What should Norton and Ariely have done here if they were serious? Well, they probably should have shown them several different income distributions taken from real countries, with two fictional (but not wildly unrealistic) extremes. Why income distributions? Because wealth distributions are by nature extreme. The people in the bottom quintile will not tend to save money, but to spend their income. They don’t really have money over to save. Hence, they will always fall close to zero. That looks much more unequal than what it really is. Income distribution is less unintuitive in that way. Maybe they could have had Sweden, US and Namibias income distributions, for example. There will likely always be a bias towards the middle in such a question, so it’s important to have US as the middle of the road to avoid a bias, and see when people then prefer, more or less income distribution.
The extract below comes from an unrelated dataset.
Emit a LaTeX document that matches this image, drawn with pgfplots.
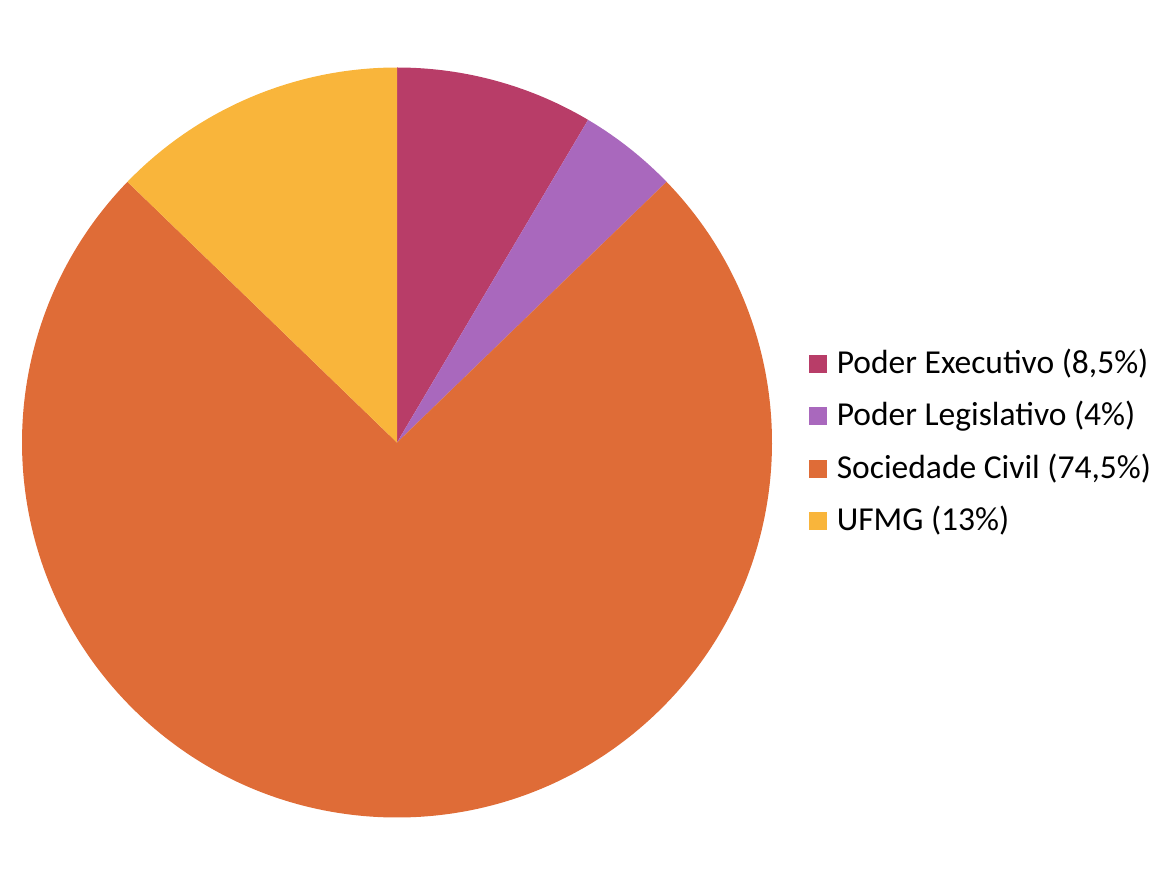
\documentclass[border=0pt]{standalone}
\usepackage{pgfplots}
\usepackage{pgfplotstable}
\usepackage{fontspec}
\setmainfont{Carlito}
\pgfplotsset{compat=1.18}
\definecolor{cexec}{HTML}{B83D68}
\definecolor{cleg}{HTML}{A968BD}
\definecolor{csoc}{HTML}{DF6C37}
\definecolor{cufmg}{HTML}{F9B53B}
% counts per group (total 47)
\pgfplotstableread{
value color
4 cexec
2 cleg
35 csoc
6 cufmg
}\piedata
\def\pietotal{47}
\newcommand{\sq}[1]{\fill[#1] (0pt,-3.25pt) rectangle (8.5pt,5.25pt);}
\begin{document}
\begin{tikzpicture}
\begin{axis}[scale only axis, width=585pt, height=442.5pt,
  xmin=0, xmax=1170, ymin=0, ymax=885, hide axis, clip=false,
  legend cell align=left,
  legend style={draw=none, fill=none, inner sep=0pt, outer sep=0pt,
    at={(axis cs:809,534)}, anchor=north west,
    font=\fontsize{16.75pt}{20pt}\selectfont,
    row sep=11.75pt,
    nodes={inner sep=0pt, text height=11pt, text depth=3.5pt},
    /tikz/every odd column/.append style={column sep=5pt}},
]
\path (axis cs:0,0) rectangle (axis cs:1170,885);
\gdef\cumul{90}
\pgfplotsinvokeforeach{0,...,3}{
  \pgfplotstablegetelem{#1}{value}\of\piedata \let\val\pgfplotsretval
  \pgfplotstablegetelem{#1}{color}\of\piedata \let\col\pgfplotsretval
  \pgfmathsetmacro\endang{\cumul-360*\val/\pietotal}
  \edef\temp{\noexpand\fill[overlay,\col] (axis cs:397,442.5) -- ++(\cumul:187.5pt) arc[start angle=\cumul, end angle=\endang, radius=187.5pt] -- cycle;}
  \temp
  \global\let\cumul\endang
}
\addlegendimage{legend image code/.code={\sq{cexec}}}
\addlegendentry{Poder Executivo (8,5\%)}
\addlegendimage{legend image code/.code={\sq{cleg}}}
\addlegendentry{Poder Legislativo (4\%)}
\addlegendimage{legend image code/.code={\sq{csoc}}}
\addlegendentry{Sociedade Civil (74,5\%)}
\addlegendimage{legend image code/.code={\sq{cufmg}}}
\addlegendentry{UFMG (13\%)}
\end{axis}
\end{tikzpicture}
\end{document}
Then they got asked what they though the US income distribution was, and then of course put the numbers somewhere in the middle of the option they choose (the unrealistic fabricated option) and the one they thought was extreme (US), proving that they didn’t know what they were being asked. And then they asked what they wanted it to be, and then wanted in average a slightly more equal distribution than they thought they had. In fact, slightly more equal than the completely unrealistic center option they had got, with the top quintile earning 36% of the total and the bottom quintile 11%.

These choices are both influenced by the false data they were fed in the first question, and an effect of the unintuitive maths here. This survey got Americans to claim that the average guy on the top 20% should earn about three times as much as the average guy in the bottom 20%, while in the most equal country in the world, Sweden, he in fact currently earns around ten times as much. This is not an expression of what people really want in a society, it’s an expression of that people won’t understand the issues if they are expressed in unclear maths after being feed misleading information.

I think this survey is interesting and you can learn a lot from it. It would be an excellent case study in how to not make surveys as they pretty much did everything wrong.

So what did this survey show? It shows that the maths involved are unintuitive. Most people in the lower 20% doesn’t save money. They will have very little of the wealth, because even if they have money over at the end of the month they spend it. That’s normal and expected, and every country will work like that, always. It also shows that people in the US believe that the US is more unequal than they would like. That’s it. But it doesn’t show any of the things they claim it shows, much less that Americans prefer Sweden’s income distribution. Maybe they do, maybe they don’t. But this survey doesn’t show it.